No fim, ninguém ganhou (e só a japonesa festejou)
Valieva acabou por perder o ouro para a compatriota Anna Shcherbakova que ficou à frente da também russa Alexandra Trusova e da japonesa Kaori Sakamoto.
Mas quando o resultado final foi anunciado, nem as atletas russas, nem os seus treinadores – que também treinam Valieva – comemoraram.
Alexandra Trusova, de 17 anos, foi, então, protagonista de mais um espectáculo dramático depois de se ter ficado pela prata. A transmissão ao vivo da competição mostrou Trusova em lágrimas e a queixar-se.
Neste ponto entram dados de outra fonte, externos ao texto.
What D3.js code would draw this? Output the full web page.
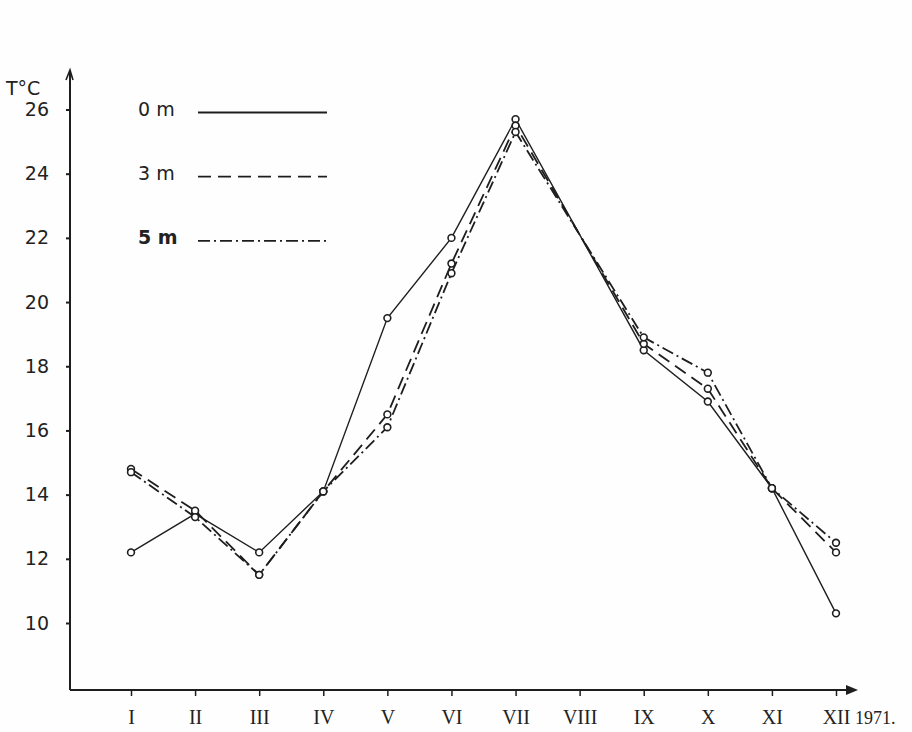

“Toda a gente tem uma medalha de ouro, toda a gente, mas não eu“, desabafou a jovem, conforme cita a Reuters.
A frustração de Trusova explica-se pelo facto de se ter tornado, nestes Jogos, na primeira mulher da história a conseguir cinco saltos quádruplos numa Olimpíada. A patinadora estava a contar com o ouro depois de uma performance muito boa.
“Detesto a patinagem. Detesto-a. Odeio este desporto. Nunca mais vou patinar. Nunca. É impossível. Não é assim que devia ser”, lamentou ainda, dando sinais de que não queria participar na cerimónia de atribuição das medalhas.
#Trusova: “I will never go on the ice again in my life! I hate this sport, I hate it! You can’t do it this way! You can’t do it this way! Everyone has a gold medal, but not me. You knew everything!”#Olympics #FigureSkating #Beijing2022 #sashatrusova pic.twitter.com/vYCKRc8Mcs
— Fey Photeine (@fey_photeine) February 17, 2022
Outro momento marcante de toda esta história dramática aconteceu quando a vencedora do ouro, Anna Shcherbakova, de 17 anos, soube que tinha vencido, surgindo sozinha, sentada num sofá, com um urso de peluche ao colo, um ar desolado e sem ninguém ao seu lado.
Aos jornalistas, Shcherbakova confessou os sentimentos divididos – por um lado “a felicidade” pela vitória, mas, por outro lado, “um vazio interior” perante a sucessão de acontecimentos.
— ❄️Denali❄️ (@denalifox) February 17, 2022
No final de contas, a única patinadora que deixou cair lágrimas de alegria foi a japonesa Kaori Sakamoto que, afinal, não esperava conseguir um lugar no pódio. O bronze soube-lhe a ouro!